Where do I begin. This divorce process is difficult to say the least. It is very emotionally exhausting. 

Before I could move out of the house I had to come to an agreement on custody with my soon to be ex. He had my hands tied at 50/50. I am so angry with him. I raised our son for his entire life, he wanted nothing to do with him when he was an infant...now I have to deal with 50/50! Are you kidding me? My soon to be ex has been an alcoholic, he is a narcissist and he was very controlling and tries to me manipulative. So here I am hand tied at 50/50....and he thinks we negotiated well to come to those terms. Are you kidding me??????? 
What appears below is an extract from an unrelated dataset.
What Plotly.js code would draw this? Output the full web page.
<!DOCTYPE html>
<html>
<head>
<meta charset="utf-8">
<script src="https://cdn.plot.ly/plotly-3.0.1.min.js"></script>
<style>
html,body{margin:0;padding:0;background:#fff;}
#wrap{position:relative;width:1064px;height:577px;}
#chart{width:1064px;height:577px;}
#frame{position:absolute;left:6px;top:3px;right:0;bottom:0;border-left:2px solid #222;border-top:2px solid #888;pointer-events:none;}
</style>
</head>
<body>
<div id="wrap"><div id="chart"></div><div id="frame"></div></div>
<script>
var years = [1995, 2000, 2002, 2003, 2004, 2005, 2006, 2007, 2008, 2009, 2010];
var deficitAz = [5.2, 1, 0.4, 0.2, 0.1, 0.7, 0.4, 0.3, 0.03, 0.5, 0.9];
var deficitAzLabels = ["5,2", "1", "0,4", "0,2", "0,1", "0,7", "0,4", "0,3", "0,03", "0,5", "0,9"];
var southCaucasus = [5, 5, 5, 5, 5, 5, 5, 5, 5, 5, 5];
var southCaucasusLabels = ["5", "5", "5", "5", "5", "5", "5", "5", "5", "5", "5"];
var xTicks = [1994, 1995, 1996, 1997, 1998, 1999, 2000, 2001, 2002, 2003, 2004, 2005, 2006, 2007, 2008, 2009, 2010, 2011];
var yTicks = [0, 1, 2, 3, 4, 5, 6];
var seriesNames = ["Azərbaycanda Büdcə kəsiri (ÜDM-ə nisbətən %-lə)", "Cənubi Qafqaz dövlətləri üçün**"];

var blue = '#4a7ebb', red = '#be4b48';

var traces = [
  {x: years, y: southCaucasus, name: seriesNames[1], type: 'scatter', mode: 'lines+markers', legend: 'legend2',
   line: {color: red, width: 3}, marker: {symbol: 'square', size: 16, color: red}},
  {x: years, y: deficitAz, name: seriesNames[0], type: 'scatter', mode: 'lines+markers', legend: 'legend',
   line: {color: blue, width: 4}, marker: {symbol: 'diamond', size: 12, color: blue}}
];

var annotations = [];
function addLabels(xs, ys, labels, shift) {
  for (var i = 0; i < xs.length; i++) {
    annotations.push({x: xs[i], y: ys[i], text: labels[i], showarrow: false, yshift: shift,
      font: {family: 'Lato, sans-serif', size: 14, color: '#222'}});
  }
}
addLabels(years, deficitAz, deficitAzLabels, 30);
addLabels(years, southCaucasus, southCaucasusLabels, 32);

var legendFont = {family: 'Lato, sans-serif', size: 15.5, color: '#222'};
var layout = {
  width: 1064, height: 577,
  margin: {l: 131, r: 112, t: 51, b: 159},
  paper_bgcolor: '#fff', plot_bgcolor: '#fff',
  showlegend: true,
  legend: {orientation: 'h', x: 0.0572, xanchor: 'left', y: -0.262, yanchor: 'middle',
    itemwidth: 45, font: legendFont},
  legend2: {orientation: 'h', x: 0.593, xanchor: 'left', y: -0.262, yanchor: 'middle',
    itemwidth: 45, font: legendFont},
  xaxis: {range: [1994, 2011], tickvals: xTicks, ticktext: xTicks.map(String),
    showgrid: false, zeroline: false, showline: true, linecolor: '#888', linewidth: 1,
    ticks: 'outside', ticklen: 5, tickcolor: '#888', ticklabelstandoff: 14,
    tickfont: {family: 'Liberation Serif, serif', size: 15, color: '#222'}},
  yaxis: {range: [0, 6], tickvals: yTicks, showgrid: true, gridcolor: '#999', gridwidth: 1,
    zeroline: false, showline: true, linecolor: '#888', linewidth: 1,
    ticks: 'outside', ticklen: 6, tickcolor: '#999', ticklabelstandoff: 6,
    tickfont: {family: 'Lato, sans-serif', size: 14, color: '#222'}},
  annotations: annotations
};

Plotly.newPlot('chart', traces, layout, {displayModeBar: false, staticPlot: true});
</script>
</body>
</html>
Since I have moved out, he got an appraisal on the house that came in just above what we owed on it. He is angry that I am getting an appraisal as well. He told me to go ahead and waste my money on it. He was trying to save me some money and get it done. I also think he realizes that he can no longer control or manipulate me so now he is talking to out daycare provider and getting her "on his side". The side of I am a good dad and I am doing everything I can to have my only son in my life. 

The man has never taken our son to a doctor appointment, he never offered to take him to any specialist appointments, he never bought clothes/shoes for him, never Christmas shopped for him, etc. Now he is this great dad. He is buying our son all these toys, dog, clothes, etc. Really. How long is this going to last? My attorney told me that a lot of dad who don't know how to parent buy a lot of things for their kids. So exhausting. 

I guess I was wondering if any of you have had similar experiences and if so, how did you handle them? What did you do?


----------